Produce nothing but an exact copy of the lines from the one containing "Generate a web" through the one containing "const yTicks = [0, 500, 1000, 1500, 2000, 2500, 3000];", and do not carry over pictures.
## begin WORKING DATA
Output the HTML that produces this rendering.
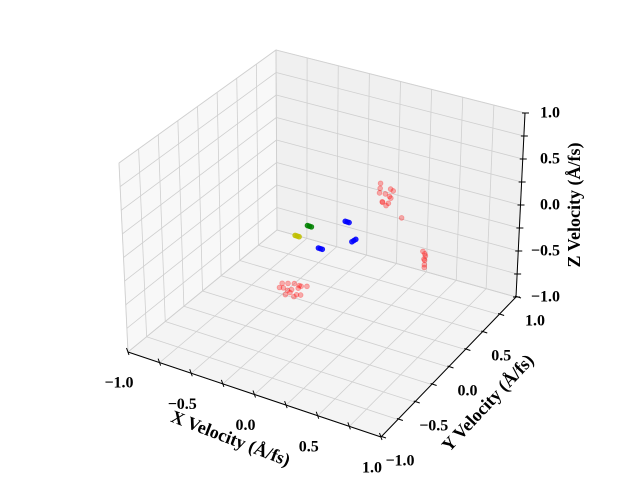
<!DOCTYPE html>
<html><head><meta charset="utf-8"><style>
body{margin:0;background:#fff}
svg{display:block}
text{font-family:"Liberation Serif",serif;font-weight:bold;fill:#000}
</style></head><body>
<svg id="c" width="640" height="480" viewBox="0 0 640 480">
<g id="panes"></g>
<g id="grid"></g>
<g id="axes"></g>
<g id="pts"></g>
<g id="labels"></g>
<text x="230" y="440" font-size="18" text-anchor="middle" dominant-baseline="middle" transform="rotate(21 230 440)">X Velocity (Å/fs)</text>
<text x="489" y="404" font-size="18" text-anchor="middle" dominant-baseline="middle" transform="rotate(-47 489 404)">Y Velocity (Å/fs)</text>
<text x="576" y="205" font-size="18" text-anchor="middle" dominant-baseline="middle" transform="rotate(-90 576 205)">Z Velocity (Å/fs)</text>
</svg>
<script>
const tickVals=[-1,-0.5,0,0.5,1];
const tickLabels=["\u22121.0","\u22120.5","0.0","0.5","1.0"];
const gridVals=[-1,-0.75,-0.5,-0.25,0,0.25,0.5,0.75,1];
const redX=[-0.5,-0.45,-0.55,-0.47,-0.42,-0.57,-0.52,-0.47,-0.44,-0.54,-0.49,-0.59,-0.41,-0.51,-0.46,-0.56,0.15,0.18,0.12,0.16,0.2,0.13,0.17,0.14,0.19,0.11,0.16,0.14,0.29,0.39,0.39,0.4,0.38,0.39,0.4,0.39];
const redY=[0.38,0.4,0.35,0.42,0.37,0.33,0.45,0.36,0.41,0.39,0.34,0.4,0.44,0.31,0.38,0.43,0.56,0.58,0.53,0.6,0.55,0.52,0.57,0.54,0.6,0.56,0.5,0.59,0.55,0.71,0.72,0.7,0.71,0.73,0.7,0.72];
const redZ=[-1.04,-0.99,-1.02,-1.04,-1.06,-1.01,-1.03,-1.09,-1,-1.07,-1.04,-1.02,-1.01,-1.05,-1.08,-1.03,0.12,0.17,0.14,0.07,0.1,0.2,0.02,0.04,0.14,0.22,0.08,-0.03,-0.08,-0.6,-0.55,-0.65,-0.52,-0.58,-0.68,-0.62];
const blueX=[-0.36,-0.35,-0.37,-0.19,-0.18,-0.2,-0.21,-0.2,-0.22];
const blueY=[0.54,0.55,0.53,0.62,0.63,0.61,0.75,0.76,0.74];
const blueZ=[-0.65,-0.66,-0.64,-0.35,-0.36,-0.34,-0.65,-0.64,-0.66];
const greenX=[-0.39,-0.38,-0.4];
const greenY=[0.44,0.45,0.43];
const greenZ=[-0.35,-0.36,-0.34];
const yellowX=[-0.46,-0.45,-0.47];
const yellowY=[0.39,0.4,0.38];
const yellowZ=[-0.45,-0.46,-0.44];

const A=[128,352],B=[381,437],C=[516,297],D=[277,230];
const At=[119,163],Bt=[386,237],Ct=[525,113],Dt=[276,50];
function bil(p,q,r,s,u,v){return [p[0]*(1-u)*(1-v)+q[0]*u*(1-v)+r[0]*u*v+s[0]*(1-u)*v,p[1]*(1-u)*(1-v)+q[1]*u*(1-v)+r[1]*u*v+s[1]*(1-u)*v];}
function P(x,y,z){const u=(x+1)/2,v=(y+1)/2,w=(z+1)/2;const b=bil(A,B,C,D,u,v),t=bil(At,Bt,Ct,Dt,u,v);return [b[0]*(1-w)+t[0]*w,b[1]*(1-w)+t[1]*w];}
const NS="http://www.w3.org/2000/svg";
function mk(g,tag,at){const e=document.createElementNS(NS,tag);for(const k in at)e.setAttribute(k,at[k]);document.getElementById(g).appendChild(e);return e;}
function poly(pts){return pts.map(p=>p[0].toFixed(1)+","+p[1].toFixed(1)).join(" ");}
let e;
e=mk("panes","polygon",{points:poly([P(-1,-1,-1),P(-1,1,-1),P(-1,1,1),P(-1,-1,1)]),fill:"#f8f8f8",stroke:"#e6e6e6"});


e=mk("panes","polygon",{points:poly([P(-1,1,-1),P(1,1,-1),P(1,1,1),P(-1,1,1)]),fill:"#f0f0f0",stroke:"#e6e6e6"});


e=mk("panes","polygon",{points:poly([P(-1,-1,-1),P(1,-1,-1),P(1,1,-1),P(-1,1,-1)]),fill:"#f4f4f4",stroke:"#e6e6e6"});


function ln(g,p,q,col,w){return mk(g,"line",{x1:p[0],y1:p[1],x2:q[0],y2:q[1],stroke:col,"stroke-width":w});}
gridVals.forEach(t=>{
 e=ln("grid",P(t,-1,-1),P(t,1,-1),"#cfcfcf",0.8);
 e=ln("grid",P(-1,t,-1),P(1,t,-1),"#cfcfcf",0.8);
 e=ln("grid",P(t,1,-1),P(t,1,1),"#cfcfcf",0.8);
 e=ln("grid",P(-1,1,t),P(1,1,t),"#cfcfcf",0.8);
 e=ln("grid",P(-1,t,-1),P(-1,t,1),"#cfcfcf",0.8);
 e=ln("grid",P(-1,-1,t),P(-1,1,t),"#cfcfcf",0.8);
});
e=ln("axes",P(-1,-1,-1),P(1,-1,-1),"#000",1);
e=ln("axes",P(1,-1,-1),P(1,1,-1),"#000",1);
e=ln("axes",P(1,1,-1),P(1,1,1),"#000",1);
gridVals.forEach(t=>{
 let p=P(t,-1,-1);e=ln("axes",[p[0]-1.5,p[1]-4],[p[0]+1,p[1]+3],"#000",1);
 p=P(1,t,-1);e=ln("axes",[p[0]-1,p[1]-1],[p[0]+5,p[1]+1],"#000",1);
 p=P(1,1,t);e=ln("axes",[p[0]-3,p[1]],[p[0]+4,p[1]],"#000",1);
});
tickVals.forEach((t,i)=>{
 let p=P(t,-1,-1);
 e=mk("labels","text",{x:p[0]-9,y:p[1]+32,"font-size":16,"text-anchor":"middle","dominant-baseline":"middle"});e.textContent=tickLabels[i];
 
 p=P(1,t,-1);
 e=mk("labels","text",{x:p[0]+19,y:p[1]+25,"font-size":16,"text-anchor":"middle","dominant-baseline":"middle"});e.textContent=tickLabels[i];
 
 p=P(1,1,t);
 e=mk("labels","text",{x:560,y:p[1]+1,"font-size":16,"text-anchor":"end","dominant-baseline":"middle"});e.textContent=tickLabels[i];
 
});
function scatter(xs,ys,zs,col,op,name){xs.forEach((x,i)=>{const p=P(x,ys[i],zs[i]);
 const c=mk("pts","circle",{cx:p[0],cy:p[1],r:2.4,fill:col,"fill-opacity":op,stroke:col,"stroke-opacity":op,"stroke-width":0.8});
 
 });}
scatter(redX,redY,redZ,"#ff0000",0.3,"red-point");
scatter(blueX,blueY,blueZ,"#0000ff",0.85,"blue-point");
scatter(greenX,greenY,greenZ,"#008000",0.85,"green-point");
scatter(yellowX,yellowY,yellowZ,"#bfbf00",0.85,"yellow-point");
</script>
</body></html>
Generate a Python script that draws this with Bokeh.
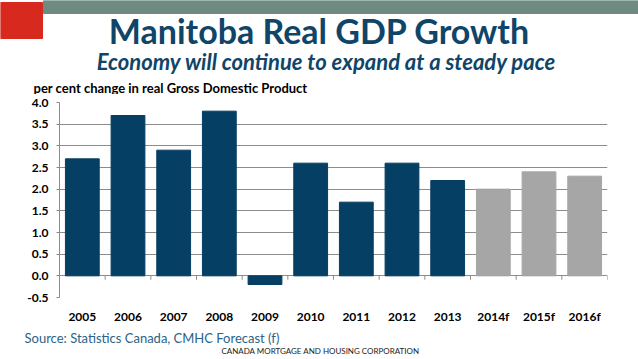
from bokeh.plotting import figure
from bokeh.layouts import column
from bokeh.models import (FactorRange, Range1d, NumeralTickFormatter,
                          FixedTicker, ColumnDataSource)
from bokeh.core.properties import value
from bokeh.embed import file_html
from bokeh.resources import INLINE

years = ["2005", "2006", "2007", "2008", "2009", "2010", "2011", "2012",
         "2013", "2014f", "2015f", "2016f"]
growth = [2.7, 3.7, 2.9, 3.8, -0.2, 2.6, 1.7, 2.6, 2.2, 2.0, 2.4, 2.3]
forecast = [False] * 9 + [True] * 3
y_ticks = [-0.5, 0.0, 0.5, 1.0, 1.5, 2.0, 2.5, 3.0, 3.5, 4.0]

title = "Manitoba Real GDP Growth"
subtitle = "Economy will continue to expand at a steady pace"
y_label = "per cent change in real Gross Domestic Product"
source_note = "Source:  Statistics Canada, CMHC Forecast (f)"
footer = "CANADA MORTGAGE AND HOUSING CORPORATION"

NAVY = "#053f63"
GREY = "#a6a6a6"
TITLE_C = "#0f4568"
GRID = "#8c8c8c"
FONT = "Lato"
W = 638


def blank(height):
    f = figure(width=W, height=height, x_range=Range1d(0, W),
               y_range=Range1d(height, 0), output_backend="svg",
               toolbar_location=None, x_axis_location=None,
               y_axis_location=None, min_border=0)
    f.grid.visible = False
    f.outline_line_color = None
    f.frame_align = False
    return f


# ---------- header ----------
H_HEAD = 94
head = blank(H_HEAD)
head.quad(left=[0], right=[42], top=[2], bottom=[38], color="#d8291f")
head.quad(left=[43], right=[W], top=[0], bottom=[13], color="#6d8b80")
head.text(x=[319], y=[30], text=[title], text_font=value(FONT),
          text_font_size="34px", text_font_style="bold", text_color=TITLE_C,
          text_align="center", text_baseline="middle")
head.text(x=[326], y=[61], text=[subtitle], text_font=value(FONT),
          text_font_size="22px", text_font_style="bold italic",
          text_color=TITLE_C, text_align="center", text_baseline="middle")
head.text(x=[33], y=[87], text=[y_label], text_font=value(FONT),
          text_font_size="13px", text_font_style="bold", text_color="black",
          text_align="left", text_baseline="middle")

# ---------- main chart ----------
colors = [GREY if f else NAVY for f in forecast]
src = ColumnDataSource(dict(x=years, y=growth, c=colors))

p = figure(width=W, height=232, x_range=FactorRange(*years),
           y_range=Range1d(-0.5, 4.0), output_backend="svg",
           toolbar_location=None, min_border_left=59, min_border_right=31,
           min_border_top=8, min_border_bottom=26)
p.outline_line_color = None

p.vbar(x="x", top="y", bottom=0, width=0.74, color="c", source=src)

# axis tick marks on the zero line, at category boundaries
bounds = list(range(1, len(years) + 1))
p.segment(x0=bounds, x1=bounds, y0=[0] * len(bounds),
          y1=[-0.09] * len(bounds), line_color=GRID, line_width=1)

p.xgrid.grid_line_color = None
p.ygrid.grid_line_color = GRID
p.ygrid.grid_line_width = 1
p.yaxis.ticker = FixedTicker(ticks=y_ticks)
p.yaxis.formatter = NumeralTickFormatter(format="0.0")
p.yaxis.axis_line_color = GRID
p.yaxis.major_tick_line_color = GRID
p.yaxis.major_tick_out = 3
p.yaxis.major_tick_in = 0
p.yaxis.minor_tick_line_color = None
p.yaxis.major_label_standoff = 8
p.yaxis.major_label_text_font = FONT
p.yaxis.major_label_text_font_style = "bold"
p.yaxis.major_label_text_font_size = "12px"
p.yaxis.major_label_text_color = "black"

p.xaxis.axis_line_color = None
p.xaxis.major_tick_line_color = None
p.xaxis.major_label_standoff = 5
p.xaxis.major_label_text_font = FONT
p.xaxis.major_label_text_font_style = "bold"
p.xaxis.major_label_text_font_size = "12px"
p.xaxis.major_label_text_color = "black"

# ---------- footer ----------
H_FOOT = 33
foot = blank(H_FOOT)
foot.text(x=[24], y=[11], text=[source_note], text_font=value(FONT),
          text_font_size="13px", text_color="#2b6387", text_align="left",
          text_baseline="middle")
foot.text(x=[320], y=[24], text=[footer], text_font=value(FONT),
          text_font_size="8px", text_color="#222222", text_align="center",
          text_baseline="middle")

layout = column(head, p, foot, spacing=0)
open("out.html", "w").write(file_html(layout, INLINE))
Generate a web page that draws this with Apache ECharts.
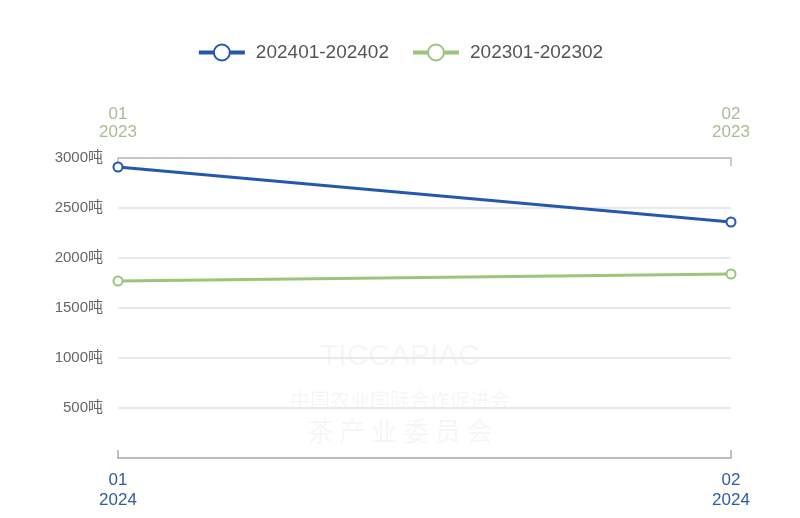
<!DOCTYPE html>
<html><head><meta charset="utf-8">
<script src="https://cdn.jsdelivr.net/npm/echarts@6/dist/echarts.min.js"></script>
<style>html,body{margin:0;padding:0;background:#fff}#c{width:800px;height:518px}</style>
</head><body><div id="c"></div>
<script>
const months2024 = ['01\n2024', '02\n2024'];
const months2023 = ['01\n2023', '02\n2023'];
const series2024Name = '202401-202402';
const series2023Name = '202301-202302';
const values2024 = [2910, 2360];
const values2023 = [1770, 1840];
const yTicks = [0, 500, 1000, 1500, 2000, 2500, 3000];

const blue = '#2458ad';
const green = '#9cc47c';
const chart = echarts.init(document.getElementById('c'));
chart.setOption({
  backgroundColor: '#fff',
  textStyle: { fontFamily: 'Helvetica, "Liberation Sans", "Noto Sans CJK SC", sans-serif' },
  legend: {
    top: 38, left: 'center', itemWidth: 46, itemHeight: 20, itemGap: 22,
    textStyle: { fontSize: 19, color: '#555', padding: [0, 0, 0, 6] },
    lineStyle: { width: 4 },
    itemStyle: { borderWidth: 3 },
    data: [series2024Name, series2023Name]
  },
  graphic: [
    { type: 'text', left: 'center', top: 342, silent: true, style: { text: 'TICCAPIAC', fontSize: 30, fill: 'rgba(0,0,0,0.04)', fontFamily: 'Liberation Sans' } },
    { type: 'text', left: 'center', top: 390, silent: true, style: { text: '中国农业国际合作促进会', fontSize: 20, fill: 'rgba(0,0,0,0.04)', fontFamily: 'Noto Sans CJK SC' } },
    { type: 'text', left: 'center', top: 418, silent: true, style: { text: '茶 产 业 委 员 会', fontSize: 26, fill: 'rgba(0,0,0,0.04)', fontFamily: 'Noto Sans CJK SC' } }
  ],
  grid: { left: 118, right: 69, top: 158, bottom: 60, containLabel: false },
  xAxis: [
    {
      type: 'category', position: 'bottom', boundaryGap: false, data: months2024,
      axisLine: { lineStyle: { color: '#aaa', width: 1.5 } },
      axisTick: { inside: true, length: 8, lineStyle: { color: '#aaa', width: 1.5 } },
      axisLabel: { color: '#2f5d9e', fontSize: 17, lineHeight: 20, margin: 12, interval: 0 }
    },
    {
      type: 'category', position: 'top', boundaryGap: false, data: months2023,
      axisLine: { lineStyle: { color: '#bbb', width: 1.5 } },
      axisTick: { inside: true, length: 8, lineStyle: { color: '#bbb', width: 1.5 } },
      axisLabel: { color: '#a9bb94', fontSize: 17, lineHeight: 18, margin: 17, interval: 0 }
    }
  ],
  yAxis: {
    type: 'value', min: yTicks[0], max: yTicks[yTicks.length - 1], interval: 500,
    axisLine: { show: false }, axisTick: { show: false },
    axisLabel: { color: '#666', fontSize: 15, margin: 15, formatter: v => v === 0 ? '' : v + '吨' },
    splitLine: { lineStyle: { color: '#dde3ec', width: 1.5 } }
  },
  series: [
    {
      name: series2024Name, type: 'line', xAxisIndex: 0, data: values2024,
      symbol: 'emptyCircle', symbolSize: 9, color: blue,
      lineStyle: { width: 3, color: blue }, itemStyle: { color: blue, borderWidth: 2.5 }
    },
    {
      name: series2023Name, type: 'line', xAxisIndex: 1, data: values2023,
      symbol: 'emptyCircle', symbolSize: 9, color: green,
      lineStyle: { width: 3, color: green }, itemStyle: { color: green, borderWidth: 2.5 }
    }
  ]
});
</script></body></html>
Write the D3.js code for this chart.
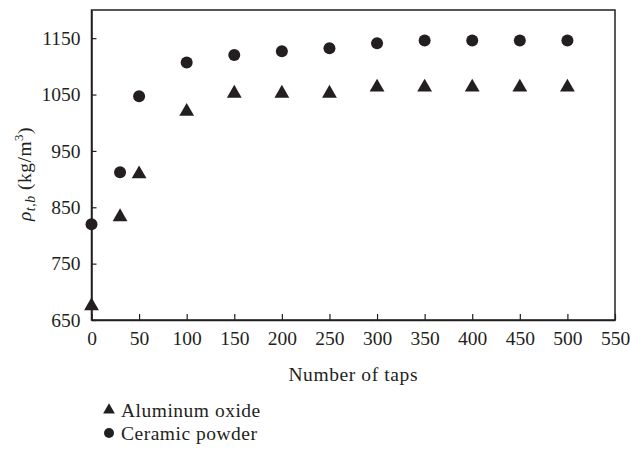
## end WORKING DATA
ANSWER TO THE PROBLEM ▸
Generate a web page that draws this with Apache ECharts.
<!DOCTYPE html>
<html><head><meta charset="utf-8">
<script src="https://cdn.jsdelivr.net/npm/echarts@6/dist/echarts.min.js"></script>
<style>html,body{margin:0;padding:0;background:#fff}#c{width:800px;height:518px}</style>
</head><body><div id="c"></div>
<script>
const months2024 = ['01\n2024', '02\n2024'];
const months2023 = ['01\n2023', '02\n2023'];
const series2024Name = '202401-202402';
const series2023Name = '202301-202302';
const values2024 = [2910, 2360];
const values2023 = [1770, 1840];
const yTicks = [0, 500, 1000, 1500, 2000, 2500, 3000];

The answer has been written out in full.